On that issue, staff remain mum.
County Manager Mark Schwartz on July 12 confirmed his intent to move forward with the Crystal City project without needing additional taxpayer funding beyond that already available. Speaking to County Board members, Schwartz said efforts remain ongoing at finding businesses and institutions of higher education willing to partner on the project.
“We are still working diligently on sponsorships and partnerships,” he said, pointing to a deadline of later this year to ink any deals, since that’s when design work for the project is slated to move forward.
Schwartz suggested that current negotiations, with parties he did not name, could go either way.
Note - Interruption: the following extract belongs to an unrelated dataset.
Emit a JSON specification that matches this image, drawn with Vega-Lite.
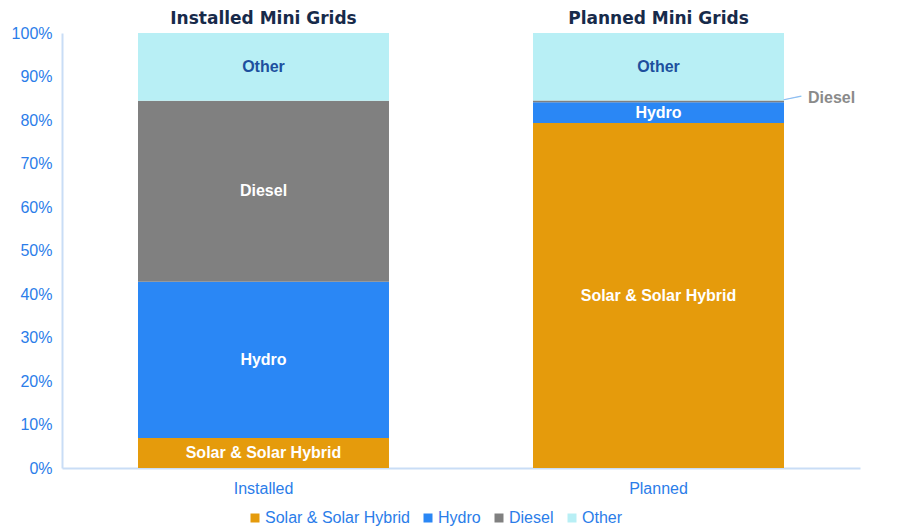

He termed them “fragile” but “ongoing.”
In April, Schwartz unveiled a proposed 73,000-square-foot aquatics center, down from the 116,000-square-foot project that had been on hold after estimated construction and operating costs ballooned out of control.
County staff believe the project, as now envisioned, could be built for $40 million to $44 million, with funds available from park bonds approved by voters in 2004 and 2012.
Schwartz’s retooled proposal also includes a number of potential extras that would add to its overall budget. At a County Board work session, one board member – John Vihstadt – said while he supports going after partners, he would like to see their financial contributions used to reduce taxpayer cost for the project before considering additions.
The board’s vice chairman, Jay Fisette, countered that nickel-and-diming the facility might diminish its attractiveness to users and potential partners alike. Jane Rudolph, the county government’s parks and recreation director, said efforts are ongoing to continue to find efficiencies where possible.
Arlington leaders long have envisioned the aquatics center as the centerpiece of Long Bridge Park, while opponents lampooned it as another example of the county government’s effort to attain “world-class” status exceeding the bounds of fiscal prudence.
When asked to provide additional funding for the aquatics center in 2012, voters delivered a mixed message: The park bond that includes the funds passed, but its margin of victory (63 percent) was almost 20 percentage points lower than referendums for schools and transportation also on the ballot.
Later, then-County Manager Barbara Donnellan shelved the project after construction costs came in well above expectations. In March 2015 County Board members directed Donnellan’s successor (Schwartz) to revisit the proposal and return with a scaled-back option.